Interestingly, I think our group loved the hex crawl, but I know our DM put a lot of work adding extra stuff to it (both with additional DM’s Guild material and his own), so I’m not sure if we loved it because of all the extra stuff added into it.

The final dungeon was fun too (although I found the level where the beholder could shoot from his eye stalks that were all over the level a bit unbalanced). It was just the final battle with Acererak that I didn’t enjoy as much.
 


An official 5E adventure I've yet to see mentioned (possibly because it was digital only) is the Lost Laboratory of Kwalish. It was the Extra Life adventure Wizards released in 2018. I used it in the middle of a Ghosts of Saltmarsh campaign when the party headed inland for reasons, and it was one of the best 'chapters' of that entire campaign.

LLoK had two really evocative locations with strange and deadly NPC's to interact with and fight. The Grand Master and the clockwork kraken are still talked about with a significant amount of fear/frustration/respect by my players. The entire adventure was pretty free form and contained TONS of advice on different ways encounters could shake out.

It also contained one of my favorite magic items of all times: The Deck of Several Things.

I agree this is very good - Infernal Machine Rebuild is a kind of prequel to it, and is also quite good.
 

I think the best way to figure this out is a survey - List the 5E adventure paths and then ask two questions: Did you play it, and if so what score between 1 and 10 would you give it with a 5 being ok and a 10 being the single one and only best adventure path you know.
 

Tomb of Annihilation is an adventure I've played for the past four years, and we're at the climax just now. I would say it's 100% a classic. Wonderful adventure all the way through.
Funny, I am in a similar situation - currently in the last level of the final dungeon after 3 years of playing - but I am way less fond of the campaign. The hexcrawl was fun in the beginning but we basically stumpled upon the right track to Omu and in general there was not a lot to discover. Omu was my personal highlight, exploring the town was real fun. The dungeon is a great funhouse dungeon but it drags and I just realized that a funhouse dungeon is not a good fit as a finale for a long campaign. For years we built our characters and backstories only for them do die like flies due to deadly traps that are often not telegraphed really well. Only two out of six are the OG crew that arrived at the dungeon and we basically just want be done with it.

Might also be a DM problem, I don't think he changed a lot of stuff, maybe he should've individualized it a bit more, I don't know. I like the "zoom in" structure of the campaign, but I think the execution is weak.

My personal classic is Storm Kings Thunder.

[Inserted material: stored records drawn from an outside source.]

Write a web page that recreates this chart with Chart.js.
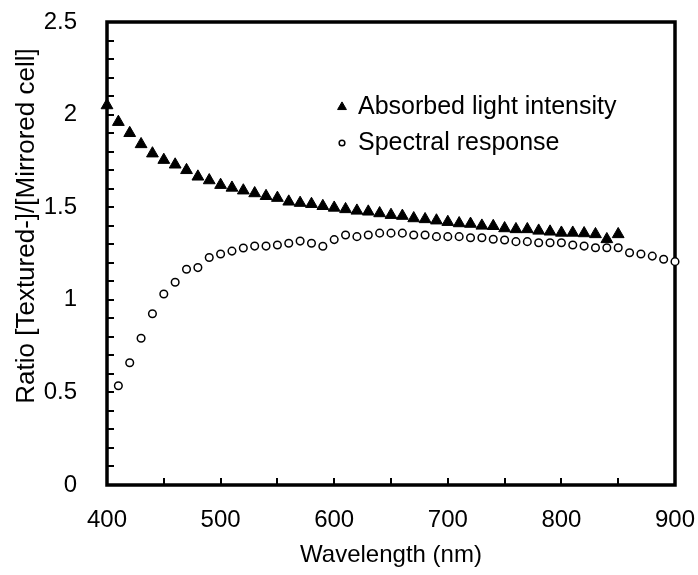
<!DOCTYPE html>
<html>
<head>
<meta charset="utf-8">
<script src="https://cdn.jsdelivr.net/npm/chart.js@4.4.0/dist/chart.umd.min.js"></script>
<style>
  html, body { margin: 0; padding: 0; background: #fff; }
</style>
</head>
<body>
<canvas id="chart" width="698" height="575"></canvas>
<script>
// absorbed light intensity ratio (triangles)
const absWavelength = [400, 410, 420, 430, 440, 450, 460, 470, 480, 490,
  500, 510, 520, 530, 540, 550, 560, 570, 580, 590,
  600, 610, 620, 630, 640, 650, 660, 670, 680, 690,
  700, 710, 720, 730, 740, 750, 760, 770, 780, 790,
  800, 810, 820, 830, 840, 850];
const absorbedLight = [2.05, 1.96, 1.90, 1.84, 1.79, 1.755, 1.73, 1.70, 1.665, 1.645,
  1.62, 1.605, 1.59, 1.575, 1.56, 1.55, 1.53, 1.523, 1.517, 1.506,
  1.497, 1.489, 1.481, 1.476, 1.467, 1.458, 1.453, 1.44, 1.435, 1.428,
  1.42, 1.413, 1.41, 1.40, 1.398, 1.386, 1.381, 1.381, 1.373, 1.368,
  1.362, 1.362, 1.359, 1.354, 1.327, 1.354];

// spectral response ratio (open circles)
const srWavelength = [410, 420, 430, 440, 450, 460, 470, 480, 490,
  500, 510, 520, 530, 540, 550, 560, 570, 580, 590,
  600, 610, 620, 630, 640, 650, 660, 670, 680, 690,
  700, 710, 720, 730, 740, 750, 760, 770, 780, 790,
  800, 810, 820, 830, 840, 850, 860, 870, 880, 890, 900];
const spectralResponse = [0.536, 0.66, 0.792, 0.925, 1.031, 1.095, 1.165, 1.174, 1.228,
  1.247, 1.263, 1.28, 1.29, 1.29, 1.296, 1.305, 1.317, 1.305, 1.289,
  1.325, 1.35, 1.341, 1.35, 1.36, 1.36, 1.36, 1.35, 1.35, 1.341,
  1.341, 1.341, 1.335, 1.335, 1.327, 1.323, 1.314, 1.314, 1.308, 1.308,
  1.308, 1.296, 1.29, 1.281, 1.281, 1.281, 1.254, 1.247, 1.236, 1.219, 1.206];

const seriesNames = ["Absorbed light intensity", "Spectral response"];
const xTickLabels = [400, 500, 600, 700, 800, 900];
const yTickLabels = [0, 0.5, 1, 1.5, 2, 2.5];
const xMinorStep = 50;
const yMinorStep = 0.1;
const yTitle = "Ratio [Textured-]/[Mirrored cell]";

const fontFamily = 'Arial, "Liberation Sans", sans-serif';
Chart.defaults.font.family = fontFamily;
Chart.defaults.font.size = 24;
Chart.defaults.color = "#000";

const toPoints = (xs, ys) => xs.map((x, i) => ({ x: x, y: ys[i] }));

// frame + inward tick marks, like the original spreadsheet plot
const frameTicks = {
  id: "frameTicks",
  beforeDatasetsDraw(chart) {
    const { ctx, chartArea: a, scales: { x, y } } = chart;
    ctx.save();
    ctx.strokeStyle = "#000";
    ctx.lineWidth = 2;
    ctx.beginPath();
    for (let v = y.min; v <= y.max + 1e-9; v += yMinorStep) {
      const py = Math.round(y.getPixelForValue(v));
      ctx.moveTo(a.left, py);
      ctx.lineTo(a.left + 7, py);
    }
    for (let v = x.min; v <= x.max; v += xMinorStep) {
      const px = Math.round(x.getPixelForValue(v));
      ctx.moveTo(px, a.bottom);
      ctx.lineTo(px, a.bottom - 7);
    }
    ctx.stroke();
    ctx.lineWidth = 3.5;
    ctx.strokeRect(a.left, a.top, a.right - a.left, a.bottom - a.top);

    // y title sits a bit above the middle in the original
    ctx.font = "26px " + fontFamily;
    ctx.fillStyle = "#000";
    ctx.textAlign = "center";
    ctx.textBaseline = "middle";
    ctx.translate(27, 226);
    ctx.rotate(-Math.PI / 2);
    ctx.fillText(yTitle, 0, 0);
    ctx.restore();
  }
};

// legend sits inside the plot area
const insideLegend = {
  id: "insideLegend",
  afterDatasetsDraw(chart) {
    const { ctx, chartArea: a } = chart;
    ctx.save();
    ctx.font = "25px " + fontFamily;
    ctx.textBaseline = "middle";
    chart.data.datasets.forEach((ds, i) => {
      const lx = a.left + 235;
      const ly = a.top + 85 + i * 36;
      ctx.fillStyle = ds.pointBackgroundColor;
      ctx.strokeStyle = ds.pointBorderColor;
      ctx.lineWidth = ds.pointBorderWidth;
      Chart.helpers.drawPoint(ctx, {
        pointStyle: ds.pointStyle,
        radius: ds.pointRadius * 0.75,
        borderWidth: ds.pointBorderWidth,
        rotation: 0
      }, lx, ly);
      ctx.fillStyle = "#000";
      ctx.fillText(ds.label, lx + 16, ly);
    });
    ctx.restore();
  }
};

new Chart(document.getElementById("chart"), {
  type: "scatter",
  data: {
    datasets: [
      {
        label: seriesNames[0],
        data: toPoints(absWavelength, absorbedLight),
        pointStyle: "triangle",
        pointRadius: 6.8,
        pointBorderWidth: 1,
        pointBackgroundColor: "#000",
        pointBorderColor: "#000",
        showLine: false,
        clip: false
      },
      {
        label: seriesNames[1],
        data: toPoints(srWavelength, spectralResponse),
        pointStyle: "circle",
        pointRadius: 3.8,
        pointBorderWidth: 1.5,
        pointBackgroundColor: "#fff",
        pointBorderColor: "#000",
        showLine: false,
        clip: false
      }
    ]
  },
  options: {
    responsive: false,
    animation: false,
    layout: { padding: { top: 22, right: 23, left: 0, bottom: 0 } },
    plugins: { legend: { display: false }, tooltip: { enabled: false } },
    scales: {
      x: {
        type: "linear",
        min: 400,
        max: 900,
        afterBuildTicks: (s) => { s.ticks = xTickLabels.map(v => ({ value: v })); },
        afterFit: (s) => { s.height = 90; s.paddingLeft = 0; s.paddingRight = 0; },
        grid: { display: false, drawTicks: false },
        border: { display: false },
        ticks: { padding: 21, maxRotation: 0, callback: (v) => String(v) },
        title: { display: true, text: "Wavelength (nm)", padding: { top: 0, bottom: 5 } }
      },
      y: {
        type: "linear",
        min: 0,
        max: 2.5,
        afterBuildTicks: (s) => { s.ticks = yTickLabels.map(v => ({ value: v })); },
        afterFit: (s) => { s.width = 107; s.paddingTop = 0; s.paddingBottom = 0; },
        grid: { display: false, drawTicks: false },
        border: { display: false },
        ticks: { padding: 30, callback: (v) => String(v) },
        title: { display: false }
      }
    }
  },
  plugins: [frameTicks, insideLegend]
});
</script>
</body>
</html>
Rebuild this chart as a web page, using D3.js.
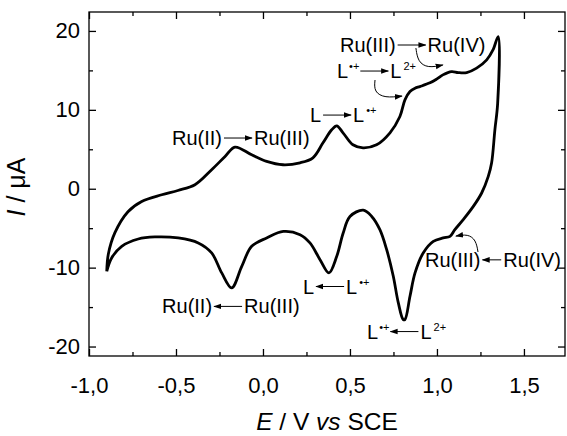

I was not a player here, but a DM. Had to adjust a lot in chapter 3, but honestly I think it was worth the effort. My players still talk about this campaign years later, felt epic and mystic and exciting.
 


I am particularly fond of Curse of Strahd, and have commented on this a lot over the years. It's still probably my favorite adventure, and I've run it 3 times: once as a 3.5 game, once as a reskinned Vampire the Masquerade game, and once as a 5.0 game. I think it got better each time. Eventually as I got older, the thinly-veiled domestic abuse allegory of a controlling, arrogant tyrant subjugating a woman to eternal torment based on his own envy wore a little thin, what with real life and all.

Witchlight was also a delight. It's also more of a mindset than a campaign.

To be fair: I have consistently modded games - sometimes a little, sometimes a lot - so YMMV on everything. But these two probably had the least amount of heavy lifting that was required, even if I did some anyway.